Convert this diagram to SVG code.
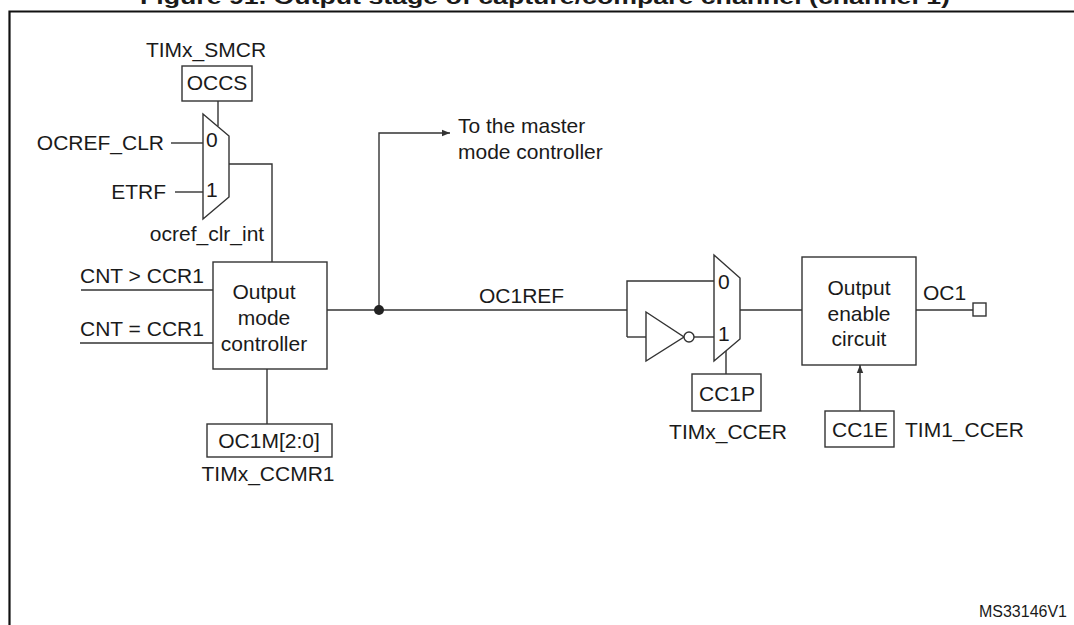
<svg xmlns="http://www.w3.org/2000/svg" width="1074" height="625" viewBox="0 0 1074 625">
<defs>
<style>
text{font-family:"Liberation Sans",Arial,sans-serif;font-size:21px;fill:#1a1a1a}
.m{text-anchor:middle}
.e{text-anchor:end}
.b{fill:#fff;stroke:#333;stroke-width:1.4}
.w{fill:none;stroke:#333;stroke-width:1.4}
</style>
<marker id="ar" viewBox="0 0 10 10" refX="10" refY="5" markerWidth="8" markerHeight="8" markerUnits="userSpaceOnUse" orient="auto">
<path d="M0,1 L10,5 L0,9 z" fill="#333"/>
</marker>
</defs>
<rect width="1074" height="625" fill="#fff"/>
<text x="545" y="4" class="m" style="font-weight:bold;font-size:21px" textLength="810" lengthAdjust="spacingAndGlyphs">Figure 91. Output stage of capture/compare channel (channel 1)</text>
<path d="M9.5,640 V11.5 H1090" fill="none" stroke="#111" stroke-width="2.2"/>

<g id="connectors">
<path class="w" d="M218,101 V126"/>
<path class="w" d="M171,143 H203"/>
<path class="w" d="M175,192 H203"/>
<path class="w" d="M229,164 H272 V262"/>
<path class="w" d="M81,290 H213"/>
<path class="w" d="M80,343 H213"/>
<path class="w" d="M267,369 V424"/>
<path class="w" d="M327,310 H627"/>
<path class="w" d="M379,310 V133 H450" marker-end="url(#ar)"/>
<path class="w" d="M627,337 V281 H714"/>
<path class="w" d="M627,337 H646"/>
<path class="w" d="M694,337 H714"/>
<path class="w" d="M740,310 H802"/>
<path class="w" d="M726,351 V374"/>
<path class="w" d="M916,310 H973"/>
<path class="w" d="M860,411 V365" marker-end="url(#ar)"/>
<circle cx="379" cy="310" r="5" fill="#222"/>
</g>

<g id="smcr">
<text x="206" y="57" class="m">TIMx_SMCR</text>
<rect class="b" x="182" y="66" width="70" height="35"/>
<text x="217" y="90" class="m">OCCS</text>
</g>

<g id="mux1">
<path class="b" d="M203,114 L229,136 V197 L203,219 Z"/>
<text x="206" y="147">0</text>
<text x="206" y="197">1</text>
</g>
<g id="in-labels">
<text x="164" y="150" class="e">OCREF_CLR</text>
<text x="166" y="199" class="e">ETRF</text>
<text x="207" y="241" class="m">ocref_clr_int</text>
<text x="80" y="283">CNT &gt; CCR1</text>
<text x="80" y="336">CNT = CCR1</text>
</g>

<g id="omc">
<rect class="b" x="213" y="262" width="114" height="107"/>
<text x="264" y="299" class="m">Output</text>
<text x="264" y="325" class="m">mode</text>
<text x="264" y="351" class="m">controller</text>
</g>

<g id="oc1m">
<rect class="b" x="207" y="424" width="125" height="33"/>
<text x="269" y="448" class="m">OC1M[2:0]</text>
<text x="268" y="481" class="m">TIMx_CCMR1</text>
</g>

<g id="master">
<text x="458" y="133">To the master</text>
<text x="458" y="159">mode controller</text>
</g>

<g id="oc1ref">
<text x="479" y="303">OC1REF</text>
</g>

<g id="inverter">
<path class="b" d="M646,312 L684,337 L646,361 Z"/>
<circle class="b" cx="689" cy="337" r="5"/>
</g>

<g id="mux2">
<path class="b" d="M714,255 L740,278 V339 L714,361 Z"/>
<text x="718" y="289">0</text>
<text x="718" y="341">1</text>
</g>

<g id="cc1p">
<rect class="b" x="692" y="374" width="69" height="37"/>
<text x="727" y="401" class="m">CC1P</text>
<text x="728" y="439" class="m">TIMx_CCER</text>
</g>

<g id="oec">
<rect class="b" x="802" y="257" width="114" height="108"/>
<text x="859" y="295" class="m">Output</text>
<text x="859" y="321" class="m">enable</text>
<text x="859" y="346" class="m">circuit</text>
</g>

<g id="oc1">
<text x="923" y="300">OC1</text>
<rect class="b" x="973" y="303" width="13" height="13"/>
</g>

<g id="cc1e">
<rect class="b" x="825" y="411" width="69" height="36"/>
<text x="860" y="437" class="m">CC1E</text>
<text x="905" y="437">TIM1_CCER</text>
</g>

<text x="1067" y="617" class="e" style="font-size:16px">MS33146V1</text>
</svg>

- Objective
Using the material above, return every line exactly as it appears, minus the pictures.

- Right answer
Convert this diagram to SVG code.
<svg xmlns="http://www.w3.org/2000/svg" width="1074" height="625" viewBox="0 0 1074 625">
<defs>
<style>
text{font-family:"Liberation Sans",Arial,sans-serif;font-size:21px;fill:#1a1a1a}
.m{text-anchor:middle}
.e{text-anchor:end}
.b{fill:#fff;stroke:#333;stroke-width:1.4}
.w{fill:none;stroke:#333;stroke-width:1.4}
</style>
<marker id="ar" viewBox="0 0 10 10" refX="10" refY="5" markerWidth="8" markerHeight="8" markerUnits="userSpaceOnUse" orient="auto">
<path d="M0,1 L10,5 L0,9 z" fill="#333"/>
</marker>
</defs>
<rect width="1074" height="625" fill="#fff"/>
<text x="545" y="4" class="m" style="font-weight:bold;font-size:21px" textLength="810" lengthAdjust="spacingAndGlyphs">Figure 91. Output stage of capture/compare channel (channel 1)</text>
<path d="M9.5,640 V11.5 H1090" fill="none" stroke="#111" stroke-width="2.2"/>

<g id="connectors">
<path class="w" d="M218,101 V126"/>
<path class="w" d="M171,143 H203"/>
<path class="w" d="M175,192 H203"/>
<path class="w" d="M229,164 H272 V262"/>
<path class="w" d="M81,290 H213"/>
<path class="w" d="M80,343 H213"/>
<path class="w" d="M267,369 V424"/>
<path class="w" d="M327,310 H627"/>
<path class="w" d="M379,310 V133 H450" marker-end="url(#ar)"/>
<path class="w" d="M627,337 V281 H714"/>
<path class="w" d="M627,337 H646"/>
<path class="w" d="M694,337 H714"/>
<path class="w" d="M740,310 H802"/>
<path class="w" d="M726,351 V374"/>
<path class="w" d="M916,310 H973"/>
<path class="w" d="M860,411 V365" marker-end="url(#ar)"/>
<circle cx="379" cy="310" r="5" fill="#222"/>
</g>

<g id="smcr">
<text x="206" y="57" class="m">TIMx_SMCR</text>
<rect class="b" x="182" y="66" width="70" height="35"/>
<text x="217" y="90" class="m">OCCS</text>
</g>

<g id="mux1">
<path class="b" d="M203,114 L229,136 V197 L203,219 Z"/>
<text x="206" y="147">0</text>
<text x="206" y="197">1</text>
</g>
<g id="in-labels">
<text x="164" y="150" class="e">OCREF_CLR</text>
<text x="166" y="199" class="e">ETRF</text>
<text x="207" y="241" class="m">ocref_clr_int</text>
<text x="80" y="283">CNT &gt; CCR1</text>
<text x="80" y="336">CNT = CCR1</text>
</g>

<g id="omc">
<rect class="b" x="213" y="262" width="114" height="107"/>
<text x="264" y="299" class="m">Output</text>
<text x="264" y="325" class="m">mode</text>
<text x="264" y="351" class="m">controller</text>
</g>

<g id="oc1m">
<rect class="b" x="207" y="424" width="125" height="33"/>
<text x="269" y="448" class="m">OC1M[2:0]</text>
<text x="268" y="481" class="m">TIMx_CCMR1</text>
</g>

<g id="master">
<text x="458" y="133">To the master</text>
<text x="458" y="159">mode controller</text>
</g>

<g id="oc1ref">
<text x="479" y="303">OC1REF</text>
</g>

<g id="inverter">
<path class="b" d="M646,312 L684,337 L646,361 Z"/>
<circle class="b" cx="689" cy="337" r="5"/>
</g>

<g id="mux2">
<path class="b" d="M714,255 L740,278 V339 L714,361 Z"/>
<text x="718" y="289">0</text>
<text x="718" y="341">1</text>
</g>

<g id="cc1p">
<rect class="b" x="692" y="374" width="69" height="37"/>
<text x="727" y="401" class="m">CC1P</text>
<text x="728" y="439" class="m">TIMx_CCER</text>
</g>

<g id="oec">
<rect class="b" x="802" y="257" width="114" height="108"/>
<text x="859" y="295" class="m">Output</text>
<text x="859" y="321" class="m">enable</text>
<text x="859" y="346" class="m">circuit</text>
</g>

<g id="oc1">
<text x="923" y="300">OC1</text>
<rect class="b" x="973" y="303" width="13" height="13"/>
</g>

<g id="cc1e">
<rect class="b" x="825" y="411" width="69" height="36"/>
<text x="860" y="437" class="m">CC1E</text>
<text x="905" y="437">TIM1_CCER</text>
</g>

<text x="1067" y="617" class="e" style="font-size:16px">MS33146V1</text>
</svg>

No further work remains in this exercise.